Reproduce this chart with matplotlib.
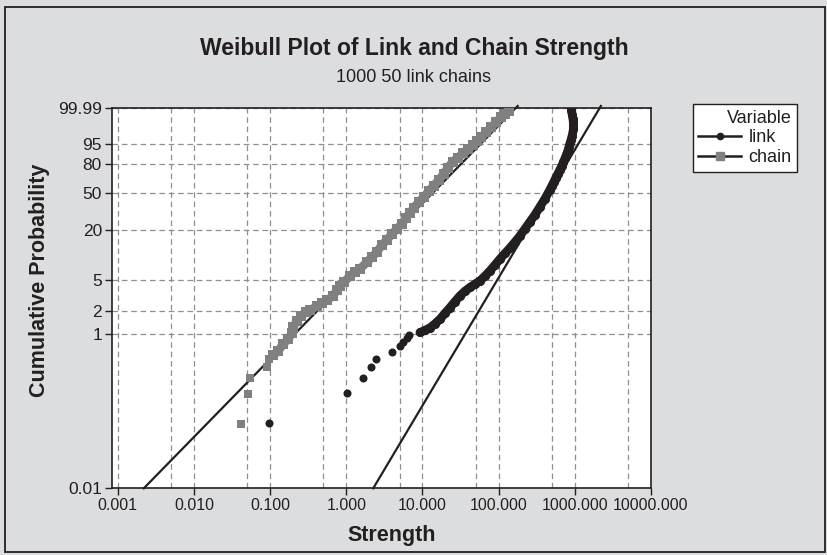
import numpy as np
import matplotlib.pyplot as plt
from matplotlib.lines import Line2D
from matplotlib.patches import Rectangle
from matplotlib.ticker import FixedLocator, FuncFormatter, NullFormatter

plt.rcParams['font.family'] = ['Liberation Sans', 'DejaVu Sans']

# chain strength (min of 50 links) and cumulative probability in %
chain_strength = [0.0415, 0.0513, 0.0544, 0.0912, 0.0968, 0.109, 0.127, 0.148, 0.172, 0.194,
                  0.200, 0.225, 0.255, 0.296, 0.334, 0.413, 0.480, 0.558, 0.670, 0.755,
                  0.828, 0.933, 1.12, 1.30, 1.51, 1.87, 2.18, 2.53, 2.94, 3.43,
                  3.98, 4.63, 5.38, 6.08, 6.86, 7.74, 9.02, 10.5, 12.2, 14.2,
                  16.5, 19.2, 21.6, 25.2, 29.2, 34.0, 39.6, 46.0, 52.0, 58.6,
                  68.2, 79.3, 92.3, 107, 121, 137]
chain_prob = [0.069, 0.17, 0.27, 0.38, 0.47, 0.53, 0.60, 0.74, 0.86, 1.03,
              1.23, 1.47, 1.70, 1.92, 2.03, 2.29, 2.50, 2.73, 3.08, 3.68,
              4.14, 4.65, 5.54, 6.23, 6.79, 8.31, 9.59, 11.07, 13.47, 15.47,
              18.23, 20.86, 23.80, 27.79, 31.50, 35.56, 40.92, 45.74, 51.9, 57.3,
              63.9, 70.5, 76.8, 82.6, 86.1, 89.2, 91.9, 94.1, 95.9, 97.26,
              98.47, 99.22, 99.65, 99.86, 99.924, 99.961]

# single link strength and cumulative probability in %
link_strength = [0.0977, 1.03, 1.67, 2.11, 2.43, 3.95, 5.07, 5.61, 6.21, 6.71,
                 9.29, 10.8, 12.6, 14.6, 17.0, 19.8, 23.0, 26.7, 31.1, 36.2,
                 42.1, 49.0, 57.0, 66.2, 77.1, 89.5, 104, 121, 141, 164,
                 191, 222, 258, 300, 349, 406, 472, 501, 533, 566,
                 601, 638, 679, 710, 743, 813, 838, 863, 891, 918,
                 960, 960, 960, 946, 930, 900]
link_prob = [0.0705, 0.173, 0.27, 0.37, 0.47, 0.58, 0.70, 0.78, 0.90, 0.965,
             1.05, 1.12, 1.21, 1.36, 1.56, 1.86, 2.20, 2.62, 3.11, 3.57,
             3.98, 4.39, 4.83, 5.54, 6.47, 7.63, 9.06, 10.6, 12.4, 14.6,
             17.3, 20.9, 25.1, 30.0, 36.4, 43.8, 53.0, 57.3, 61.7, 66.1,
             70.5, 74.7, 78.8, 82.2, 85.3, 91.2, 93.3, 95.04, 96.45, 97.54,
             98.97, 99.38, 99.65, 99.81, 99.906, 99.969]

# the weakest few of each sample sit apart; the rest crowd into a solid band
CHAIN_LOOSE = 5
LINK_LOOSE = 10

# fitted Weibull lines, given by their end points
fit_prob = [0.01, 99.99]
chain_fit_strength = [0.0022, 178]
link_fit_strength = [2.26, 2200]

y_ticks = [0.01, 1, 2, 5, 20, 50, 80, 95, 99.985]
y_tick_labels = ['0.01', '1', '2', '5', '20', '50', '80', '95', '99.99']
x_ticks = [0.001, 0.01, 0.1, 1, 10, 100, 1000, 10000]
x_minor = [0.005, 0.05, 0.5, 5, 50, 500, 5000]

BG = '#dcdddf'
INK = '#231f20'
GREY = '#808080'


def weibull(p):
    p = np.clip(np.asarray(p, dtype=float) / 100.0, 1e-9, 1 - 1e-9)
    return np.log(-np.log(1.0 - p))


def weibull_inv(w):
    return 100.0 * (1.0 - np.exp(-np.exp(np.asarray(w, dtype=float))))


fig = plt.figure(figsize=(8.28, 5.55), dpi=100, facecolor=BG)
ax = fig.add_axes([0.1349, 0.1202, 0.6513, 0.6861])
ax.set_facecolor('white')

ax.set_xscale('log')
ax.set_yscale('function', functions=(weibull, weibull_inv))
ax.set_xlim(10 ** -3.079, 10000)
ax.set_ylim(0.01, 99.985)

ax.xaxis.set_major_locator(FixedLocator(x_ticks))
ax.xaxis.set_minor_locator(FixedLocator(x_minor))
ax.xaxis.set_major_formatter(FuncFormatter(lambda v, pos: f'{v:.3f}'))
ax.xaxis.set_minor_formatter(NullFormatter())
ax.yaxis.set_major_locator(FixedLocator(y_ticks))
ax.yaxis.set_minor_locator(FixedLocator([]))
ax.set_yticklabels(y_tick_labels)

grid_kw = dict(color='#8f8f8f', linestyle=(0, (4.5, 3)), linewidth=0.9)
ax.xaxis.grid(True, which='both', **grid_kw)
ax.yaxis.grid(True, which='major', **grid_kw)
ax.set_axisbelow(True)

ax.tick_params(axis='both', which='major', direction='out', length=5, width=1,
               color=INK, labelcolor=INK, pad=2)
ax.tick_params(axis='x', which='major', labelsize=11.5)
ax.tick_params(axis='y', which='major', labelsize=12.5)
ax.tick_params(axis='x', which='minor', length=0)
for sp in ax.spines.values():
    sp.set_color(INK)
    sp.set_linewidth(1.2)

# fit lines run to 0.01 % and 99.99 %, a touch past the top of the frame
ax.plot(chain_fit_strength, fit_prob, color=INK, lw=1.6, zorder=3, clip_on=False)
ax.plot(link_fit_strength, fit_prob, color=INK, lw=1.6, zorder=3, clip_on=False)

# chain: loose squares, then the crowded band
ax.plot(chain_strength[:CHAIN_LOOSE], chain_prob[:CHAIN_LOOSE], linestyle='none',
        marker='s', markersize=5.5, color=GREY, markeredgewidth=0, zorder=4)
ax.plot(chain_strength[CHAIN_LOOSE:], chain_prob[CHAIN_LOOSE:], linestyle='-', lw=6.2,
        solid_capstyle='butt', marker='s', markersize=7.3, color=GREY,
        markeredgewidth=0, zorder=4)

# link: loose dots, then the crowded band
ax.plot(link_strength[:LINK_LOOSE], link_prob[:LINK_LOOSE], linestyle='none',
        marker='o', markersize=5.8, color=INK, markeredgewidth=0, zorder=5)
ax.plot(link_strength[LINK_LOOSE:], link_prob[LINK_LOOSE:], linestyle='-', lw=6.3,
        solid_capstyle='round', solid_joinstyle='round', marker='o', markersize=6.6,
        color=INK, markeredgewidth=0, zorder=5)

fig.text(0.5, 1 - 49 / 555, 'Weibull Plot of Link and Chain Strength', ha='center', va='center',
         fontsize=16.5, fontweight='bold', color=INK)
fig.text(0.5, 1 - 77 / 555, '1000 50 link chains', ha='center', va='center',
         fontsize=13, color=INK)
fig.text(392 / 828, 1 - 535 / 555, 'Strength', ha='center', va='center',
         fontsize=15.5, fontweight='bold', color=INK)
fig.text(40 / 828, 1 - 280 / 555, 'Cumulative Probability', ha='center', va='center',
         rotation=90, fontsize=15.5, fontweight='bold', color=INK)

handles = [
    Line2D([], [], color=INK, lw=1.8, marker='o', markersize=5.5, markeredgewidth=0),
    Line2D([], [], color=INK, lw=1.8, marker='s', markersize=6,
           markerfacecolor=GREY, markeredgecolor=GREY),
]
leg = fig.legend(handles, ['link', 'chain'], title='Variable', loc='upper left',
                 bbox_to_anchor=(692.7 / 828, 1 - 104.3 / 555), fontsize=13,
                 title_fontsize=13, frameon=True, fancybox=False, framealpha=1,
                 edgecolor=INK, borderpad=0.3, handlelength=2.4, handletextpad=0.4,
                 labelspacing=0.15, borderaxespad=0, alignment='right')
leg.get_frame().set_linewidth(1.0)
for t in leg.get_texts():
    t.set_color(INK)
leg.get_title().set_color(INK)

fig.patches.append(Rectangle((5 / 828, 3 / 555), 820 / 828, 545 / 555, transform=fig.transFigure,
                             fill=False, edgecolor=INK, linewidth=1.3))

fig.savefig('out.png', dpi=100, facecolor=BG)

* * *

Please reproduce the listing exactly from its opening line through the line that contains "plt.rcParams['font.family'] = ['Liberation", both included, with all pictures omitted.

## Expected output
Reproduce this chart with matplotlib.
import numpy as np
import matplotlib.pyplot as plt
from matplotlib.lines import Line2D
from matplotlib.patches import Rectangle
from matplotlib.ticker import FixedLocator, FuncFormatter, NullFormatter

plt.rcParams['font.family'] = ['Liberation Sans', 'DejaVu Sans']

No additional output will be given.